Results regarding FTMH closure were more varied, but showed that 41 % (9/22) of studies reported results equal to or greater than those from the clinical trials. Further consideration of the baseline characteristics associated with higher rates of FTMH closure following treatment with ocriplasmin may be needed to define predictive factors. For VA improvement, a majority of studies (66.7 %, 12/18) reported average VA improvement in the study group, with five studies reporting VA improvement in a proportion of patients. The minimum follow-up time for these studies was 28 days. Similarly, 66.7 % (10/15) of case studies reported VA improvement following ocriplasmin treatment despite multiple patients experiencing a temporary VA decrease. Case reports provide valuable insights but need to be analysed collectively. Efficacy is determined by the endpoint; follow-up times varied widely, and VA can improve for more than 1 year. Moreover, short-term VA loss is usually recovered, which may not be captured in shorter followup periods. In addition, bias may exist to report n=1 cases showing unusual clinical circumstances, involving worsening VA outcomes.

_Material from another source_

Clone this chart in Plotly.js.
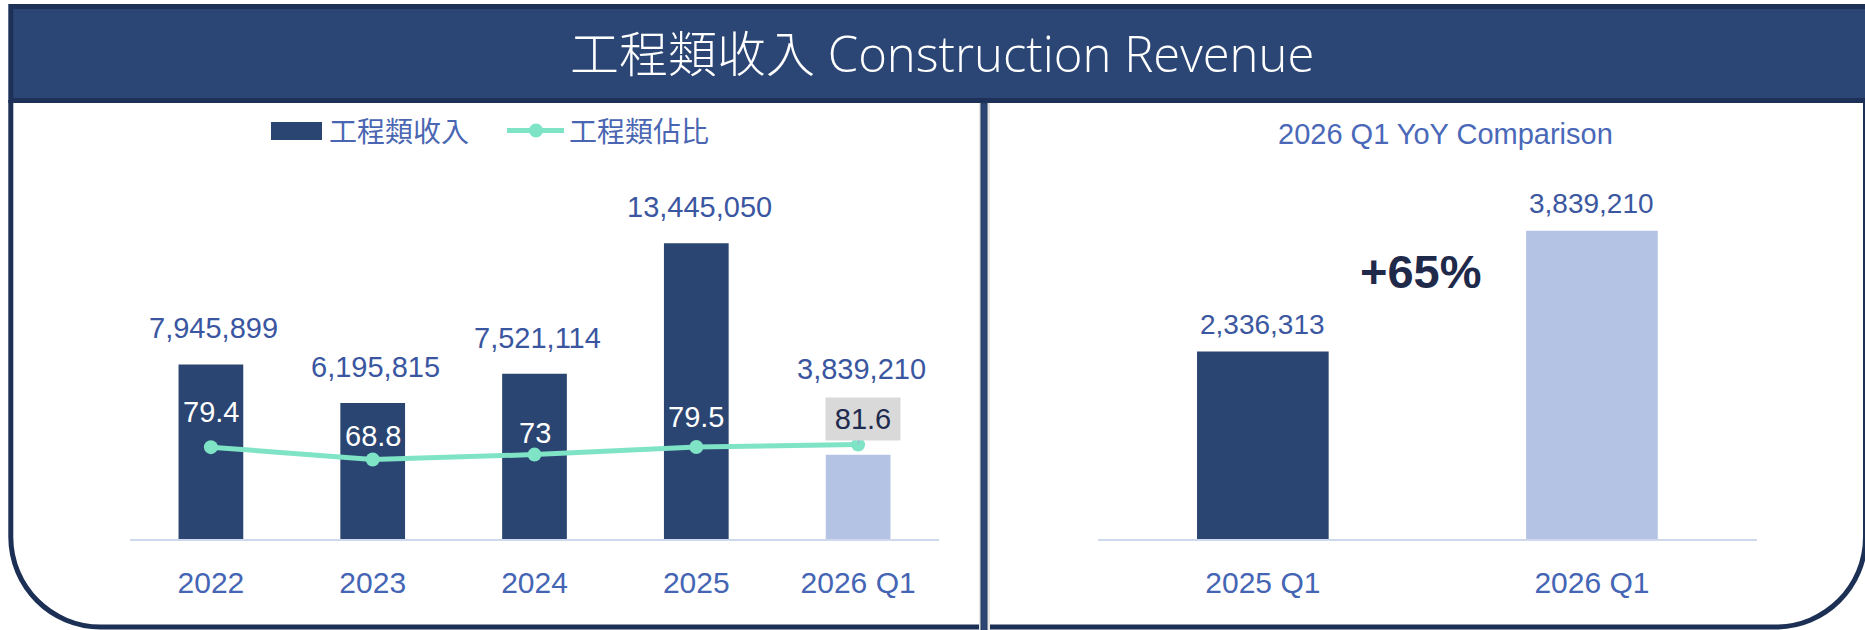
<!DOCTYPE html>
<html>
<head>
<meta charset="utf-8">
<script src="https://cdn.plot.ly/plotly-3.0.1.min.js"></script>
<style>
html,body{margin:0;padding:0;background:#ffffff;}
#chart{width:1865px;height:630px;}
</style>
</head>
<body>
<div id="chart"></div>
<script>
// ---------- data ----------
const pageTitle = '工程類收入 Construction Revenue';
const seriesNames = ['工程類收入', '工程類佔比'];
const years = ['2022', '2023', '2024', '2025', '2026 Q1'];
const revenue = [7945899, 6195815, 7521114, 13445050, 3839210];
const ratio = [79.4, 68.8, 73, 79.5, 81.6];
const yoyTitle = '2026 Q1 YoY Comparison';
const yoyCategories = ['2025 Q1', '2026 Q1'];
const yoyRevenue = [2336313, 3839210];
const yoyLabel = '+65%';

// ---------- styles ----------
const W = 1865, H = 630;
const px = x => x / W;
const py = y => 1 - y / H;
const DARK = '#2a4571', LIGHT = '#b4c2e3', MINT = '#7fe3c6';
const barColors = [DARK, DARK, DARK, DARK, LIGHT];
const yoyColors = [DARK, LIGHT];
const revLabelShift = [36, 36, 36, 36, 86];
const ratioLabelShift = [35, 23, 22, 30, 26];
const NUM = 'Liberation Sans, Arial, sans-serif';
const CJK = 'Noto Sans CJK TC, Noto Sans CJK SC, sans-serif';
const fmt = v => v.toLocaleString('en-US');

const traces = [
  {type: 'bar', name: seriesNames[0], x: years, y: revenue, xaxis: 'x', yaxis: 'y',
   width: 0.4, marker: {color: barColors, line: {width: 0}}, hoverinfo: 'skip', showlegend: false},
  {type: 'scatter', mode: 'lines+markers', name: seriesNames[1], x: years, y: ratio, xaxis: 'x', yaxis: 'y2',
   line: {color: MINT, width: 5}, marker: {color: MINT, size: 14}, hoverinfo: 'skip', showlegend: false, cliponaxis: false},
  {type: 'bar', name: seriesNames[0], x: yoyCategories, y: yoyRevenue, xaxis: 'x2', yaxis: 'y3',
   width: 0.4, marker: {color: yoyColors, line: {width: 0}}, hoverinfo: 'skip', showlegend: false}
];

const annotations = [];
// header title
annotations.push({xref: 'paper', yref: 'paper', x: px(942), y: py(53), xanchor: 'center', yanchor: 'middle',
  text: pageTitle, showarrow: false,
  font: {family: 'Open Sans, Noto Sans CJK TC, sans-serif', size: 49, color: '#ffffff', weight: 300}});
// legend texts
annotations.push({xref: 'paper', yref: 'paper', x: px(327), y: py(130), xanchor: 'left', yanchor: 'middle',
  text: seriesNames[0], showarrow: false, font: {family: CJK, size: 28, color: '#4a66b3'}});
annotations.push({xref: 'paper', yref: 'paper', x: px(567), y: py(130), xanchor: 'left', yanchor: 'middle',
  text: seriesNames[1], showarrow: false, font: {family: CJK, size: 28, color: '#4a66b3'}});
// revenue labels (x given as category index)
years.forEach((c, i) => {
  annotations.push({xref: 'x', yref: 'y', x: i, y: revenue[i], xanchor: 'center', yanchor: 'middle',
    yshift: revLabelShift[i], xshift: 3, text: fmt(revenue[i]), showarrow: false,
    font: {family: NUM, size: 29, color: '#3a56a0'}});
});
// ratio labels
years.forEach((c, i) => {
  const last = i === years.length - 1;
  if (last) {
    annotations.push({xref: 'x', yref: 'y2', x: i, y: ratio[i], xanchor: 'center', yanchor: 'middle',
      text: String(ratio[i]), showarrow: true, arrowhead: 0, arrowwidth: 1, arrowcolor: '#9fb0da',
      ax: 5, ay: -ratioLabelShift[i], standoff: 0,
      bgcolor: '#d9d9d9', width: 70, height: 38, borderpad: 2,
      font: {family: NUM, size: 29, color: '#1f2b4e'}});
  } else {
    annotations.push({xref: 'x', yref: 'y2', x: i, y: ratio[i], xanchor: 'center', yanchor: 'middle',
      yshift: ratioLabelShift[i], text: String(ratio[i]), showarrow: false,
      font: {family: NUM, size: 29, color: '#ffffff'}});
  }
});
// right chart
annotations.push({xref: 'paper', yref: 'paper', x: px(1445), y: py(134), xanchor: 'center', yanchor: 'middle',
  text: yoyTitle, showarrow: false, font: {family: NUM, size: 29, color: '#4a68b8'}});
yoyCategories.forEach((c, i) => {
  annotations.push({xref: 'x2', yref: 'y3', x: i, y: yoyRevenue[i], xanchor: 'center', yanchor: 'middle',
    yshift: 27, text: fmt(yoyRevenue[i]), showarrow: false,
    font: {family: NUM, size: 28, color: '#3b57a0'}});
});
annotations.push({xref: 'paper', yref: 'paper', x: px(1421), y: py(271), xanchor: 'center', yanchor: 'middle',
  text: '<b>' + yoyLabel + '</b>', showarrow: false, font: {family: NUM, size: 47, color: '#1f2a4b'}});

// frame path (bottom corners rounded)
const r = 90, k = 0.5523 * r;
const L = 10.8, R = 1865.5, B = 627, T = 100;
const P = (x, y) => px(x).toFixed(5) + ',' + py(y).toFixed(5);
const framePath = 'M' + P(L, T) + ' L' + P(L, B - r) +
  ' C' + P(L, B - r + k) + ' ' + P(L + r - k, B) + ' ' + P(L + r, B) +
  ' L' + P(R - r, B) +
  ' C' + P(R - r + k, B) + ' ' + P(R, B - r + k) + ' ' + P(R, B - r) +
  ' L' + P(R, T);

const shapes = [
  // outer frame
  {type: 'path', xref: 'paper', yref: 'paper', path: framePath, line: {color: '#1c2f55', width: 5}, fillcolor: 'rgba(0,0,0,0)', layer: 'below'},
  // header band
  {type: 'rect', xref: 'paper', yref: 'paper', x0: px(10.8), x1: px(1885), y0: py(100.5), y1: py(6.5),
   fillcolor: '#2b4674', line: {color: '#1d3057', width: 5}, layer: 'below'},
  // divider shadow + bar
  {type: 'rect', xref: 'paper', yref: 'paper', x0: px(979), x1: px(990), y0: py(632), y1: py(103),
   fillcolor: '#e6e6e6', line: {width: 0}, layer: 'below'},
  {type: 'rect', xref: 'paper', yref: 'paper', x0: px(981), x1: px(987), y0: py(632), y1: py(103),
   fillcolor: '#2b4674', line: {color: '#22385f', width: 1}, layer: 'below'},
  // legend: bar swatch
  {type: 'rect', xref: 'paper', yref: 'paper', x0: px(271), x1: px(322), y0: py(140), y1: py(122),
   fillcolor: DARK, line: {width: 0}},
  // legend: line swatch
  {type: 'line', xref: 'paper', yref: 'paper', x0: px(507), x1: px(564), y0: py(130.5), y1: py(130.5),
   line: {color: MINT, width: 5}},
  {type: 'circle', xref: 'paper', yref: 'paper', x0: px(529), x1: px(543), y0: py(137.5), y1: py(123.5),
   fillcolor: MINT, line: {width: 0}}
];

const axisStyle = () => ({showline: true, linecolor: '#cfd9ee', linewidth: 2, showgrid: false, zeroline: false,
  ticks: '', ticklabelstandoff: 16, fixedrange: true, autorange: false,
  tickfont: {family: NUM, size: 30, color: '#4464b4'}});

const layout = {
  width: W, height: H,
  margin: {l: 0, r: 0, t: 0, b: 0, pad: 0},
  paper_bgcolor: '#ffffff', plot_bgcolor: 'rgba(0,0,0,0)',
  showlegend: false,
  xaxis: Object.assign(axisStyle(), {domain: [px(130), px(939)], type: 'category', anchor: 'y',
    categoryorder: 'array', categoryarray: years, range: [-0.5, years.length - 0.5]}),
  yaxis: {domain: [py(539.3), py(187.1)], range: [0, 16e6], autorange: false, visible: false, fixedrange: true},
  yaxis2: {overlaying: 'y', range: [0, 303.5], autorange: false, visible: false, fixedrange: true},
  xaxis2: Object.assign(axisStyle(), {domain: [px(1098.3), px(1756.5)], type: 'category', anchor: 'y3',
    categoryorder: 'array', categoryarray: yoyCategories, range: [-0.5, yoyCategories.length - 0.5]}),
  yaxis3: {domain: [py(539.3), py(187.1)], range: [0, 4.3806e6], autorange: false, visible: false, anchor: 'x2', fixedrange: true},
  annotations: annotations,
  shapes: shapes
};

Plotly.newPlot('chart', traces, layout, {displayModeBar: false, staticPlot: true});
</script>
</body>
</html>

Currently, a true direct comparison of ocriplasmin versus vitrectomy would require a randomised controlled clinical trial. However, ocriplasmin may provide an alternative therapeutic option to vitrectomy for suitable candidates. Although vitrectomy is highly effective, patients do experience a treatment burden of being unable to participate in daily activities for up to several weeks.36 Ocriplasmin may additionally provide an alternative to vitrectomy in patients not considered current vitrectomy candidates, such as patients with relatively good VA but severe symptoms.14 In one study, eyes with higher pretreatment BCVA had higher rates of VMT release following ocriplasmin treatment than eyes with worse pretreatment BCVA.26 This suggests that early treatment, before significant VA decline, may result in better VMA/ VMT resolution outcomes. Ocriplasmin intervention that improved visual function was shown to improve quality of life as assessed by the National Eye Institute 25-Item Visual Function Questionnaire (VFQ-25).84
The full clinical picture of ocriplasmin efficacy will be determined through continued and consistent reporting and data analysis. Accurate analysis, including study averages, as well as subgroups and collective case reports, will help further identify ideal candidates for ocriplasmin treatment.